In this country the glass container industry wants clear glass and some brown glass but not green glass. (Green glass is mainly imported wine and beer bottles.) By keeping the colours separate the clear and brown glass can go back to UK manufacturers where it can be recycled over and over again. Some councils are keeping separate glass collection and I have just learned of one which is about to make a small profit by doing just this.
In Spelthorne the 'bring' sites still have bottle banks where the glass is collected separately by colour and taken to a different site at Guildford.
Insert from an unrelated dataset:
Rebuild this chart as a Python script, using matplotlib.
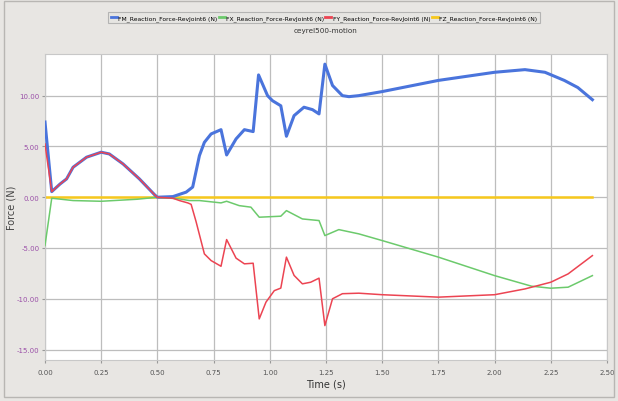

At the moment the bottle banks are making a small profit unlike the doorstep collection of glass. The co-mingled doorstep collection is both a significant cost to Spelthorne (and us as council tax payers) and it is not the most environmentally way of recycling the glass.
My gesture is small but I hope others will follow. We will only keep the bottle banks if they are used. At the moment, the banks offer the only opportunity here in Spelthorne to get the clear and brown glass back to the manufacturers. Over the longer term local Liberal Democrats would like to see separate glass collection from the doorstep and more bottle banks.